ASIA/INDIA – DAY FOR CONSECRATED LIFE: SISTERS OF ST JOSEPH OF TARBES MARK 100 YEARS OF MISSION HELPING POOR CHILDREN IN SOUTHERN INDIA

Monday, 2 February 2004

Bangalore (Fides) – The Sisters of St Joseph of Tarbes have worked in Kolar Gold Fields, Bangalore, capital Karnataka for a century. The community marked the 100th anniversary of missionary activity on 2 February, the Day on which the Church recalls with gratitude and love all her consecrated men and women religious. The Sisters are known and appreciated for their service to the local people at the social, cultural and spiritual level.
When the Sisters arrived at the beginning of the last century there area was known for its gold mines and numerous gold diggers investors and traders boosted the local economy. A small group of five sisters opened a school and a home for children. They continued their mission even in times of difficulty when the gold was finished and the mines were closed and poverty spread. Impoverishment led a growing number of mothers to entrust their children to the nuns.

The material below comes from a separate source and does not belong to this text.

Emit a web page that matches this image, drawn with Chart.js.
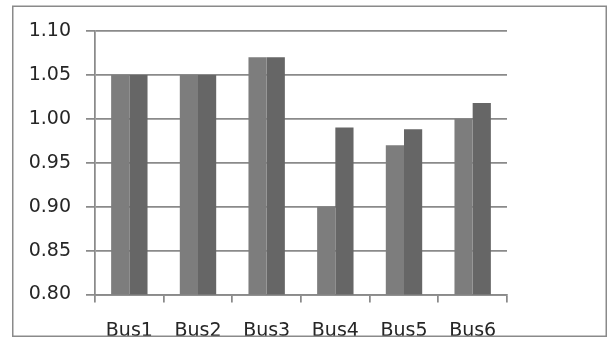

The Mission spread and continues to spread a ray of hope, the local people say. And when in 1952 a cyclone destroyed the house the grateful people helped the Sisters to rebuild the compound. People are still grateful to the Sisters, Archbishop Ignatius Pinto of Bangalore told Fides for their spiritual assistance, and efforts to promote peace and tolerance. Pupils of all religions attend their schools, children from poor families are give free education and the Sisters also provide assistance for unmarried mothers and orphaned or abandoned children.